Because college tuition is growing at such a jaw-dropping rate -- far faster than inflation -- more and more students and parents are getting schooled in school financing.
Debt, as so many are learning the hard way, can stick around like a nosey neighbor -- far longer than it's welcome.
And while the congressional gridlock over keeping the federally subsidized loans low just seems like another example of do-nothingness in Washington, it's also a reminder that loans aren't free money. It's one of those Life 101 lessons that college kids sometimes forget: The bill always comes due.
Experts say some debt is OK. But mortgaging an education for the price of a new Ferrari or two seems as foolish as buying one of those sporty rides when you're on a Ford Focus budget. It's a decision that doesn't always pay off.
Costs at a private university for my kids, who are both younger than 7, are projected at just under $800,000. To prepare for that, my wife and I would have to save $2,500 a month. Time to get the broom out and start sweeping.

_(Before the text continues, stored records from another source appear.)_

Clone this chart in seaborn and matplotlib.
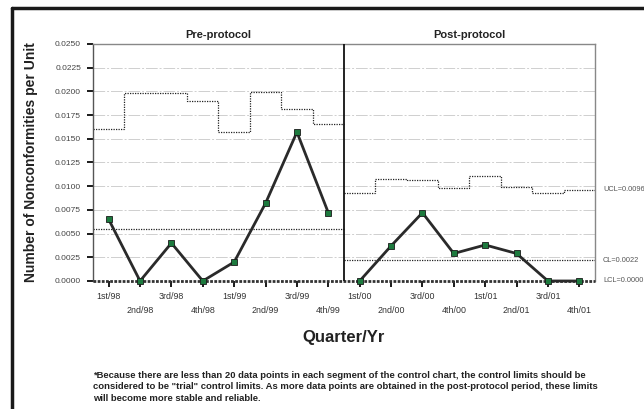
import numpy as np
import matplotlib
matplotlib.use("Agg")
import matplotlib.pyplot as plt
import seaborn as sns
from matplotlib.lines import Line2D

# quarters
pre_quarters = ["1st/98", "2nd/98", "3rd/98", "4th/98", "1st/99", "2nd/99", "3rd/99", "4th/99"]
post_quarters = ["1st/00", "2nd/00", "3rd/00", "4th/00", "1st/01", "2nd/01", "3rd/01", "4th/01"]

# nonconformities per unit
pre_values = [0.0065, 0.0, 0.0040, 0.0, 0.0020, 0.0082, 0.0157, 0.0072]
post_values = [0.0, 0.0037, 0.0072, 0.0029, 0.0038, 0.0029, 0.0, 0.0]

# control limits
pre_ucl = [0.0160, 0.0198, 0.0198, 0.0190, 0.0157, 0.0199, 0.0181, 0.0166]
post_ucl = [0.0093, 0.0108, 0.0107, 0.0098, 0.0111, 0.0099, 0.0093, 0.0096]
pre_cl = 0.0055
post_cl = 0.0022
lcl = 0.0

y_ticks = [0.0, 0.0025, 0.005, 0.0075, 0.01, 0.0125, 0.015, 0.0175, 0.02, 0.0225, 0.025]

sns.set_theme(style="white")
plt.rcParams["font.family"] = ["Liberation Sans", "DejaVu Sans"]

fig = plt.figure(figsize=(6.44, 4.09), dpi=100)
ax = fig.add_axes([0.1444, 0.313, 0.7795, 0.5795])

quarters = pre_quarters + post_quarters
n_pre = len(pre_quarters)
x_pre = np.arange(n_pre)
x_post = np.arange(n_pre, len(quarters))

# grid
for yv in y_ticks[1:]:
    ax.axhline(yv, color="#cfcfcf", lw=0.7, ls=(0, (12, 2, 2, 2)), zorder=0)

dot = (0, (1, 1))
# UCL steps
ax.stairs(pre_ucl, np.arange(-0.5, n_pre + 0.5), baseline=None, color="#222222", lw=0.9, ls=dot)
ax.stairs(post_ucl, np.arange(n_pre - 0.5, len(quarters) + 0.5), baseline=None, color="#222222", lw=0.9, ls=dot)
# CL
ax.hlines(pre_cl, -0.5, n_pre - 0.5, color="#222222", lw=0.9, ls=dot)
ax.hlines(post_cl, n_pre - 0.5, len(quarters) - 0.5, color="#222222", lw=0.9, ls=dot)
# LCL
ax.hlines(lcl, -0.5, len(quarters) - 0.5, color="#333333", lw=2.0, ls=(0, (1, 0.5)), zorder=3, clip_on=False)

# data lines
for xs, ys in [(x_pre, pre_values), (x_post, post_values)]:
    sns.lineplot(x=xs, y=ys, ax=ax, color="#2a2a2a", lw=2, marker="s", markersize=3.8,
                 markerfacecolor="#1d7a3e", markeredgecolor="#1a1a1a", markeredgewidth=0.6,
                 zorder=4, clip_on=False)

# divider
ax.axvline(n_pre - 0.5, color="#111111", lw=1.3, zorder=5)

ax.set_xlim(-0.5, len(quarters) - 0.5)
ax.set_ylim(0, 0.025)
ax.set_yticks(y_ticks)
ax.set_yticklabels([f"{v:.4f}" for v in y_ticks], fontsize=6, color="#444444")
ax.set_xticks(range(len(quarters)))
labels = [q if i % 2 == 0 else "\n" + q for i, q in enumerate(quarters)]
ax.set_xticklabels(labels, fontsize=6.4, color="#333333", linespacing=1.7)
ax.tick_params(axis="both", which="both", direction="out", length=4.3, width=1.4, color="#1a1a1a",
               bottom=True, left=True)
ax.tick_params(axis="x", pad=3.5)
ax.tick_params(axis="y", pad=4.3)

for side in ["top", "right"]:
    ax.spines[side].set_color("#888888")
    ax.spines[side].set_linewidth(1)
ax.spines["left"].set_color("#555555")
ax.spines["left"].set_linewidth(1)
ax.spines["bottom"].set_visible(False)

ax.set_ylabel("Number of Nonconformities per Unit", fontsize=10, fontweight="bold",
              color="#222222", labelpad=12)
ax.set_xlabel("Quarter/Yr", fontsize=12, fontweight="bold", color="#222222", labelpad=11)

ax.text((n_pre - 1) / 2, 0.0254, "Pre-protocol", ha="center", va="bottom", fontsize=8,
        fontweight="bold", color="#222222")
ax.text(n_pre + (len(post_quarters) - 1) / 2, 0.0254, "Post-protocol", ha="center", va="bottom",
        fontsize=8, fontweight="bold", color="#222222")

for val, txt in [(post_ucl[-1], "UCL=0.0096"), (post_cl, "CL=0.0022"), (lcl, "LCL=0.0000")]:
    ax.annotate(txt, xy=(1, val), xycoords=("axes fraction", "data"), xytext=(5.8, 0),
                textcoords="offset points", va="center", ha="left", fontsize=5.3, color="#555555",
                annotation_clip=False)

note = ("*Because there are less than 20 data points in each segment of the control chart, the control limits should be\n"
        "considered to be \"trial\" control limits. As more data points are obtained in the post-protocol period, these limits\n"
        "will become more stable and reliable.")
fig.text(93 / 644, 1 - 371 / 409, note, ha="left", va="top", fontsize=6.8, fontweight="bold",
         color="#222222", linespacing=1.35)

# frame
fig.add_artist(Line2D([12 / 644, 12 / 644], [0, 1 - 8 / 409], color="#1a1a1a", lw=2.5))
fig.add_artist(Line2D([12 / 644, 1], [1 - 8 / 409, 1 - 8 / 409], color="#1a1a1a", lw=2.5))

fig.savefig("out.png", dpi=100)
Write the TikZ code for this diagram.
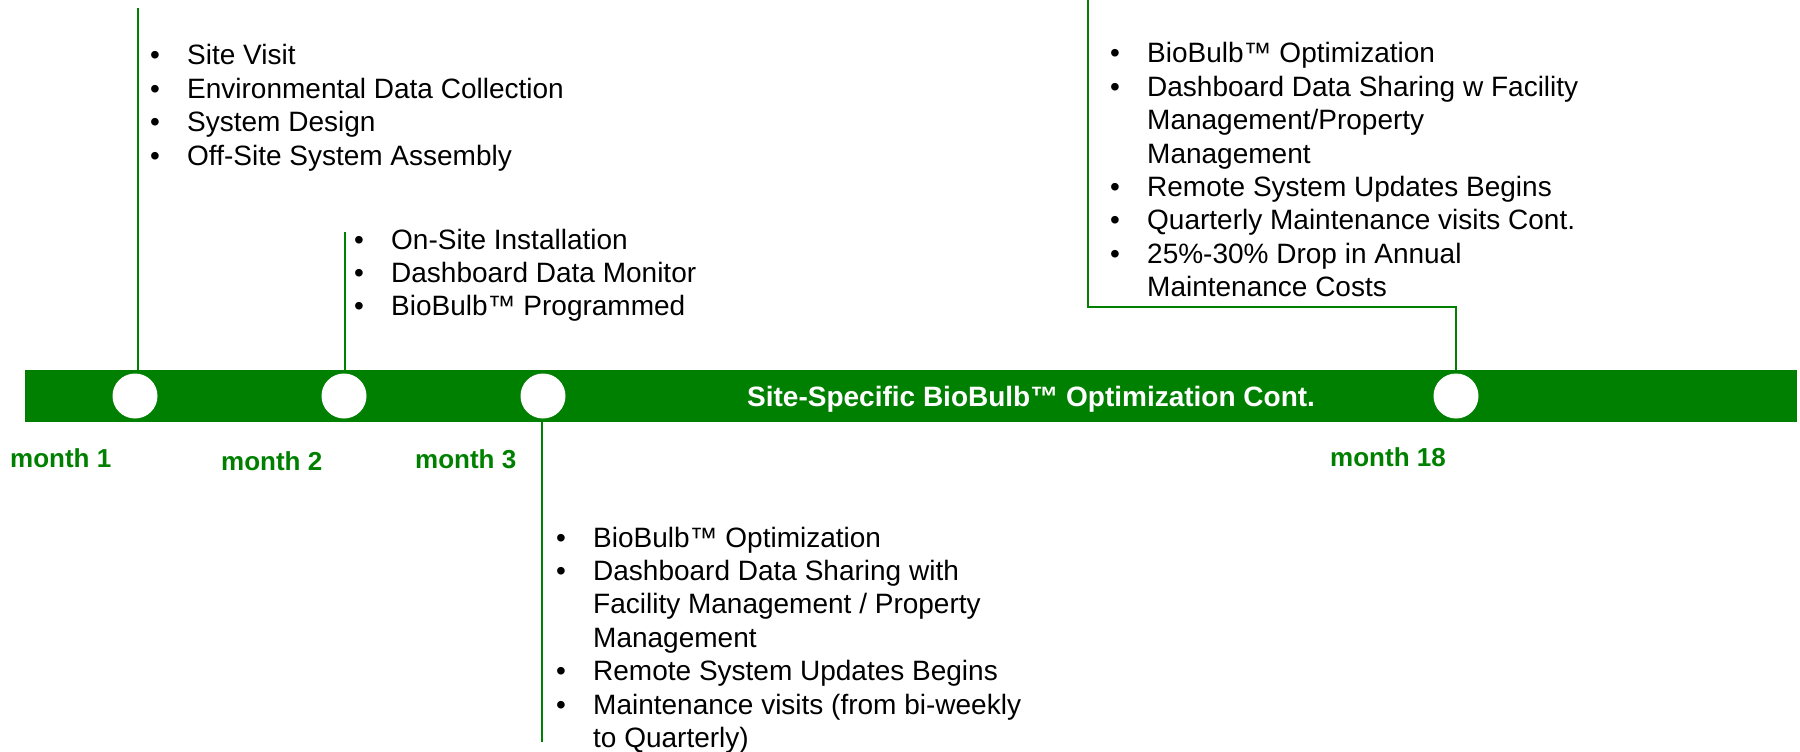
\documentclass[tikz,border=0pt]{standalone}
\usepackage{fontspec}
\setmainfont{Liberation Sans}
\definecolor{tlgreen}{RGB}{0,128,0}
\newcommand\bul{\makebox[37pt][l]{•}}
\newcommand\cont{\hspace*{37pt}}
\newcommand\mylines[1]{\vtop{\baselineskip=33.4pt\lineskiplimit=-100pt #1}}
\begin{document}
\begin{tikzpicture}[x=1pt,y=-1pt,
  conn/.style={draw=tlgreen, line width=1.6pt},
  list/.style={anchor=base west, inner sep=0pt, font=\fontsize{28}{33.4}\selectfont, text=black},
  monthlabel/.style={anchor=base west, inner sep=0pt, font=\fontsize{26}{30}\selectfont\bfseries, text=tlgreen},
  dot/.style={circle, fill=white, minimum size=45pt, inner sep=0pt}]
\useasboundingbox (0,0) rectangle (1800,752);

% timeline bar
\node[fill=tlgreen, minimum width=1772pt, minimum height=52pt, inner sep=0pt, anchor=north west] (bar) at (25,370) {};
\node[anchor=base west, inner sep=0pt, font=\fontsize{28}{33}\selectfont\bfseries, text=white] (bartext) at (747,406) {Site-Specific BioBulb™ Optimization Cont.};

% milestone dots
\node[dot] (c1) at (135,396) {};
\node[dot] (c2) at (344,396) {};
\node[dot] (c3) at (543,396) {};
\node[dot] (c4) at (1456,396) {};

% connectors
\coordinate (t1) at (138,8);
\coordinate (t2) at (345,232);
\coordinate (t3) at (542,742);
\coordinate (t4a) at (1456,307);
\coordinate (t4b) at (1088,307);
\coordinate (t4c) at (1088,0);
\draw[conn] (t1) -- (t1 |- bar.north);
\draw[conn] (t2) -- (t2 |- bar.north);
\draw[conn] (t3 |- bar.south) -- (t3);
\draw[conn] (t4a |- bar.north) -- (t4a) -- (t4b) -- (t4c);

% month labels
\node[monthlabel] (m1) at (10,467) {month 1};
\node[monthlabel] (m2) at (221,470) {month 2};
\node[monthlabel] (m3) at (415,468) {month 3};
\node[monthlabel] (m18) at (1330,466) {month 18};

% lists
\node[list] (g1) at (150,65) {\mylines{%
  \hbox{\bul Site Visit}
  \hbox{\bul Environmental Data Collection}
  \hbox{\bul System Design}
  \hbox{\bul Off-Site System Assembly}}};

\node[list] (g2) at (354,249) {\mylines{%
  \hbox{\bul On-Site Installation}
  \hbox{\bul Dashboard Data Monitor}
  \hbox{\bul BioBulb™ Programmed}}};

\node[list] (g3) at (556,547) {\mylines{%
  \hbox{\bul BioBulb™ Optimization}
  \hbox{\bul Dashboard Data Sharing with}
  \hbox{\cont Facility Management / Property}
  \hbox{\cont Management}
  \hbox{\bul Remote System Updates Begins}
  \hbox{\bul Maintenance visits (from bi-weekly}
  \hbox{\cont to Quarterly)}}};

\node[list] (g4) at (1110,63) {\mylines{%
  \hbox{\bul BioBulb™ Optimization}
  \hbox{\bul Dashboard Data Sharing w Facility}
  \hbox{\cont Management/Property}
  \hbox{\cont Management}
  \hbox{\bul Remote System Updates Begins}
  \hbox{\bul Quarterly Maintenance visits Cont.}
  \hbox{\bul 25\%-30\% Drop in Annual}
  \hbox{\cont Maintenance Costs}}};
\end{tikzpicture}
\end{document}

A public university would cost us about $318,000 for the two and require putting away $995 a month; though significant, it isn't nearly as scary.
In recent years, tuition has risen just above 8 percent at public universities, while for private schools it's up 5.1 percent. Inflation has averaged 2.4 percent. Incomes have been outpaced by tuition and fees since the 1970s, according to Jennifer Ma, an independent policy analyst at the College Board.
Although the six-figure debt stories often gain attention, Ma said less than 60 percent of students take loans, and the average load is about $22,000 each. It's the economy that's a problem now, she said.
"It has become more challenging for many families because many families are struggling," she said.
The good news is that there are plenty of options for students -- like starting off at a community college, attending a public university, paying interest on a loan as you go, or picking up one of those campus jobs, custodial, security or administrative.
Paying for college is difficult for a lot of people. It's easier when you're making smart choices. Otherwise you'll just end up paying for it later.